6. The ability to raise equity capital removes a significant barrier to investment, innovation, growth and competition in the sector and provides mutual entities, such as Bank Australia, with access to a broader range of capital raising and investment options to advance the interests of Bank Australia’s members and the other mutual objectives of Bank Australia.
7. Please refer to the outline of proposed amendments below and to the attached Fact Sheet, which explains what the key features of an MCI will be, and the impact that an issuance of MCIs may have on members of Bank Australia
8) Bank Australia is a “mutual entity” for the purposes of the Corporations Act, which means that it is able to issue mutual capital instruments (MCIs), if it amends its Constitution. An MCI is a new type of share in a mutual entity (provided for under the Corporations Act), which must have certain characteristics (described in the attached Fact Sheet).
9) Bank Australia is a public company limited by shares. The proposed amendments will introduce a new class of shares called “MCIs” and enable Bank Australia to issue MCIs in future if it is necessary or desirable to do so, while protecting Bank Australia’s mutual status. If Bank Australia decides to issue MCIs, Bank Australia will remain a mutual, because holders of MCIs will have limited rights and if holders of MCIs are given voting rights, they would be limited to one vote at general meetings, regardless of the number of MCIs they hold.
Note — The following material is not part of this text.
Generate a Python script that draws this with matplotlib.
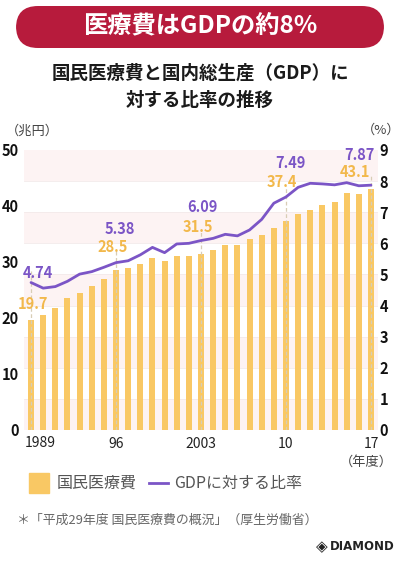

10) Recent amendments to the Corporations Act allow Bank Australia to update its Constitution using the Special Procedure which involves members passing an “MCI amendment resolution” before 6 April 2022. The Special Procedure allows Bank Australia to update its Constitution to introduce MCIs as a new class of share. The Special Procedure overrides anything which may be to the contrary in Bank Australia’s Constitution and certain provisions of the Corporations Act regarding constitutional amendments. This provides a straightforward amendment procedure for Bank Australia to follow as well as legal certainty on the effectiveness of the resolution.
11) The “MCI amendment resolution” being proposed to Bank Australia members at the 2020 Annual General Meeting is a special resolution (i.e. a resolution which must be passed by 75% of members (or proxies) who are present at the meeting and eligible to vote) to amend Bank Australia’s Constitution for the following purposes:
(a) to include a statement that Bank Australia is intended to be an “MCI mutual entity” for the purposes of the Corporations Act;
(b) to provide for Bank Australia to issue MCIs (which would be subject to any necessary regulatory approvals and board approval);
(c) to provide for the rights and obligations attached to MCIs; and
(d) to make changes that are incidental or ancillary to the purposes specified above (for example, to include references to MCIs in some of the provisions in the Constitution which relate to shares, where relevant).
12) A copy of the Constitution showing the proposed changes to it is available along with FAQs.
The Chair of the Meeting intends to vote all available proxies in favour of this resolution.
The Board unanimously recommends that members vote in favour of the resolution.